Mais aucune théorie sociologique sur le marché des idées (hormis celle d’un Raymond Boudon) n’est en mesure d’analyser un tel phénomène encore étudié par nos médias sous le prisme, bien insuffisant, des conditions sociales défavorables. Comme s’il faut avoir faim pour tuer. L’homme n’est pas seulement un animal. Il est d’ailleurs symptomatique de voir les médias brandir de telles analyses, tronquées, alors qu’elles ont été abandonnées depuis longtemps par les milieux savants. Comme ces étoiles déjà mortes mais qui brillent encore. Mais nos amis des médias en n’ont cure. L’adage de BHL fonctionne également ici à merveille dans une sorte de Realmediatik qui donne au faux l’apparence du vrai puisqu’il est « vu à la tv » ; les mêmes parlent aux mêmes en jouant aux chaises musicales dans des émissions alibi, peu importe, puisque ce qui compte sera la surface médiatique pas du tout la véracité du contenu échangé, de toute façon identique : nécessairement anti-américain anti-israélien avec quelques bémols selon l’heure et l’invité. Les médias palestiniens l’ont bien compris lorsqu’ils montent en épingle une riposte israélienne et relativisent complètement les méandres et autres soubresauts de l’Existé palestinien qui semble ni aimer ni espérer, hormis la mort, de toute façon inoculée par « l’occupation israélienne » et jamais par une idéologie mortifère qui ne voit en l’Autre qu’un Soumis.
Les médias qui nient cet aspect des choses assènent donc le faux, en vivent encore grâce à cette formidable synergie radio, TV, livre. Ils amplifient ainsi le faux et celui qui le produit jusqu’à en faire un « Membre de la Famille » voguant d’émission en «blog », coqueluche des Politiques en quête secrète de paparazzis désormais pour précisément tenir un peu plus que dix minutes sur le Rollerball médiacynique.

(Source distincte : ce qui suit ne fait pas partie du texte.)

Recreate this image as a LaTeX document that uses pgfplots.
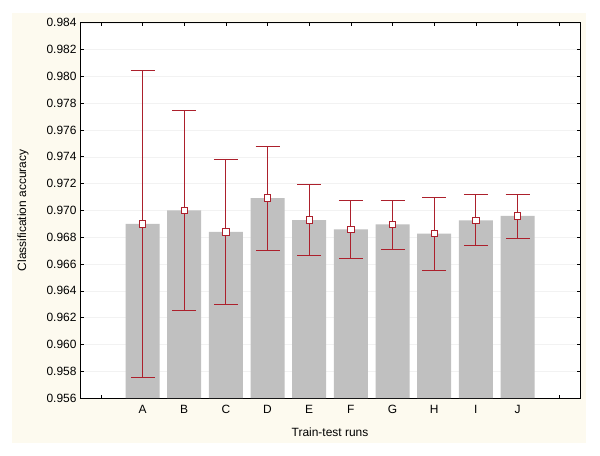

Mais, précisément, cette dérive qui allège le contenu jusqu’à (presque) valoriser son CV sexuel plutôt qu’intellectuel, avec quelques diatribes anti-Bush et anti-israéliennes lorsqu’il s’agira de le compléter dans les émissions people idoines, pourrait permettre à d’autres médias, plus conforme à la nouvelle période, de surgir enfin ; parce qu’il apparaît de plus en plus, et heureusement, qu’une frange du Public ne se satisfait plus d’un tel décervelage. Le sevrage risque cependant d’être long.